REQUIREMENT: Filter the records below down to lines containing "script".

RECORDS FOR THIS TASK:

━━━━━━━━━━━━━━━━━━━━━━━━━━━━━━

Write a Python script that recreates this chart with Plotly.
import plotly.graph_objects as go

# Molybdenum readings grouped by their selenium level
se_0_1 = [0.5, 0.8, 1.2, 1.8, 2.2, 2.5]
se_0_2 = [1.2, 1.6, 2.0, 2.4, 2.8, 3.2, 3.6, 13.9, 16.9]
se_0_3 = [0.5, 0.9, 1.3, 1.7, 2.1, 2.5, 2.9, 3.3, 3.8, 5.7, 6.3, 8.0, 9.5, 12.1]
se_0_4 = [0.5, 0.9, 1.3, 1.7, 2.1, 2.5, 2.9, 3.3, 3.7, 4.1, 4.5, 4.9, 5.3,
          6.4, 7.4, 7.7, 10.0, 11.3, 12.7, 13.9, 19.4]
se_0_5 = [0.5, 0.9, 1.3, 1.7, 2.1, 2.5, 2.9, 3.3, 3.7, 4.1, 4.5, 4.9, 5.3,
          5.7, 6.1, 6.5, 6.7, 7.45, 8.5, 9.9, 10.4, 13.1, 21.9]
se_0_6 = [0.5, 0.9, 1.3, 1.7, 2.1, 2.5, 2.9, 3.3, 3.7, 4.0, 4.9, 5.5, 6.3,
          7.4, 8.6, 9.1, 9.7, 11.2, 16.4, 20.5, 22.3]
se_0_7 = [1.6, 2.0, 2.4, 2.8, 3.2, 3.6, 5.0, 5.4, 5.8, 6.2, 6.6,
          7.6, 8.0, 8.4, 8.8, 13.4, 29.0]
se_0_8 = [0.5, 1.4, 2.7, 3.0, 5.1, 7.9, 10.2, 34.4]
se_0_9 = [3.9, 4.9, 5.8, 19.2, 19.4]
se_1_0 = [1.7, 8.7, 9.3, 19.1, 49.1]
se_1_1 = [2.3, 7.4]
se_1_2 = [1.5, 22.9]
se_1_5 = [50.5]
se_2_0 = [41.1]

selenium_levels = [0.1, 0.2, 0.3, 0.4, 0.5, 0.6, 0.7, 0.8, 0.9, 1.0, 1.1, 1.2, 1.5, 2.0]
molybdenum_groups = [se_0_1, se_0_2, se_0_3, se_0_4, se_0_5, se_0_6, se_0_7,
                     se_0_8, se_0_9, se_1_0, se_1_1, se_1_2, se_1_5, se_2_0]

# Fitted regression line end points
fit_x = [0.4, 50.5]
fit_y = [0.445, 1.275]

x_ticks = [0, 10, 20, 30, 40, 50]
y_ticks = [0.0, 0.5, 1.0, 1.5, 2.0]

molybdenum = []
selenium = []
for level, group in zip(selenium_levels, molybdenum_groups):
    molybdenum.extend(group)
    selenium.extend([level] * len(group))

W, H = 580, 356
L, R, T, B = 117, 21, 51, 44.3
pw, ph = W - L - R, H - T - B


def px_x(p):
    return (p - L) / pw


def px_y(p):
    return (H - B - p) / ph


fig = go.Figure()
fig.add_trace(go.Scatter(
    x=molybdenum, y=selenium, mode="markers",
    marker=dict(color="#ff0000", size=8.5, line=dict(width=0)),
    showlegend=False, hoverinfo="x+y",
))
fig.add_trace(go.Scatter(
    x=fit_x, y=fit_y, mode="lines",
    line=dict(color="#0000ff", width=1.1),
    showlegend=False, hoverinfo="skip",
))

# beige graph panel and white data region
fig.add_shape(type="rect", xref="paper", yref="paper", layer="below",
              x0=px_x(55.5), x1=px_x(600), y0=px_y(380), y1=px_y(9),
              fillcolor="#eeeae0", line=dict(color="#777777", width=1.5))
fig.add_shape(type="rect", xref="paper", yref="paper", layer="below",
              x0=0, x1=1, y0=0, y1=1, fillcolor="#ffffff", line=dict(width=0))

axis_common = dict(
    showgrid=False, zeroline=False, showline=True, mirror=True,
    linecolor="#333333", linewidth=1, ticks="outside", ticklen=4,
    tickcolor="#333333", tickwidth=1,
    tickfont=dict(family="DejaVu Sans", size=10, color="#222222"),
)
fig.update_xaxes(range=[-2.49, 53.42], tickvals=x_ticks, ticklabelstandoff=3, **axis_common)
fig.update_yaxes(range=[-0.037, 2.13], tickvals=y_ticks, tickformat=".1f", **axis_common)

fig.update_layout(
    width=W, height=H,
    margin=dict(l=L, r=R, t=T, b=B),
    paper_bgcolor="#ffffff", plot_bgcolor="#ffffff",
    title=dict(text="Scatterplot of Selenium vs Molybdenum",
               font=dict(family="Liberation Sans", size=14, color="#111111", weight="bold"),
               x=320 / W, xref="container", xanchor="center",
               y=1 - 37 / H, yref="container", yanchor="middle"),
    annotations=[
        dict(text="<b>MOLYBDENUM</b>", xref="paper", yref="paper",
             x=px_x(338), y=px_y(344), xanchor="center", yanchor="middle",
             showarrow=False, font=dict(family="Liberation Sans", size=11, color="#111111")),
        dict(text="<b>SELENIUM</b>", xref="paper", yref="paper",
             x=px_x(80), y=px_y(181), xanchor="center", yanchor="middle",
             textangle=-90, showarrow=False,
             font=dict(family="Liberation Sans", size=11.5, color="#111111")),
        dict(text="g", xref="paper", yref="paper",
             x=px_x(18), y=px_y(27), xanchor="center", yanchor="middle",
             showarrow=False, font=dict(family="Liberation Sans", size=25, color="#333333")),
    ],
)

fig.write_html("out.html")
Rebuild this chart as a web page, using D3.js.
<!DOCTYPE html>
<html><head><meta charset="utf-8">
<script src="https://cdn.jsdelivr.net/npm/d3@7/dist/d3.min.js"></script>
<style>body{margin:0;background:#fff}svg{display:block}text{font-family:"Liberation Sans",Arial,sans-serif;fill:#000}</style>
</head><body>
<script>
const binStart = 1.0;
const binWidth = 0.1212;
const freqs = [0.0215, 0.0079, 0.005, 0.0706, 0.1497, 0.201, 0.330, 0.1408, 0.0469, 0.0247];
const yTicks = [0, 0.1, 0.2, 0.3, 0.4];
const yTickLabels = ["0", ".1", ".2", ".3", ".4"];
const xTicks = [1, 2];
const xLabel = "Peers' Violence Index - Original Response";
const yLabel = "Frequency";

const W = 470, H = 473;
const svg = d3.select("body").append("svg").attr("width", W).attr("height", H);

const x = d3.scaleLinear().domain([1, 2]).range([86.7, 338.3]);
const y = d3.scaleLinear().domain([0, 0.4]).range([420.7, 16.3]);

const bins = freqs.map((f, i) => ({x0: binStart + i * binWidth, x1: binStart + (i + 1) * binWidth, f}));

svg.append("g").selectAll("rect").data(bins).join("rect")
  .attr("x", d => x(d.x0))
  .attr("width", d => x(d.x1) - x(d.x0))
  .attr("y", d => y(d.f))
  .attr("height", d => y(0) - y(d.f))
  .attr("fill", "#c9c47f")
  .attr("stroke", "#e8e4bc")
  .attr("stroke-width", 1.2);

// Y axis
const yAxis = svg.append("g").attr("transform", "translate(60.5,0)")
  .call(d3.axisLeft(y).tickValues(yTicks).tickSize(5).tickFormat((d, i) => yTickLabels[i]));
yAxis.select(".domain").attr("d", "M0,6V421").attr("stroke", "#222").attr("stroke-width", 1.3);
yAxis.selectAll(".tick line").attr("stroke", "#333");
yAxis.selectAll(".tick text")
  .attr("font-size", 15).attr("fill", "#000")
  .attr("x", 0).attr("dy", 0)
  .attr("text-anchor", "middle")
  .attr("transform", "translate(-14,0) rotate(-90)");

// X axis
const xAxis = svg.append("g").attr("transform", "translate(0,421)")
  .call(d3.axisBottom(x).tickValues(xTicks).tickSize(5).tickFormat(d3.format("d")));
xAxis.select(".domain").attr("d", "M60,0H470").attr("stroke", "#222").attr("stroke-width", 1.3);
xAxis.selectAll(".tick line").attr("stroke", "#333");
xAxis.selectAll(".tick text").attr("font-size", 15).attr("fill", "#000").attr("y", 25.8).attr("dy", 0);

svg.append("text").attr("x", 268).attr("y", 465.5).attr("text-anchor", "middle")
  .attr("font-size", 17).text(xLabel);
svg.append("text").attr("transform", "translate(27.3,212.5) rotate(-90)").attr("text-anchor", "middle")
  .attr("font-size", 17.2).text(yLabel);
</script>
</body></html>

━━━━━━━━━━━━━━━━━━━━━━━━━━━━━━

COMPLETE ANSWER:
Write a Python script that recreates this chart with Plotly.
<script src="https://cdn.jsdelivr.net/npm/d3@7/dist/d3.min.js"></script>
<script>
</script>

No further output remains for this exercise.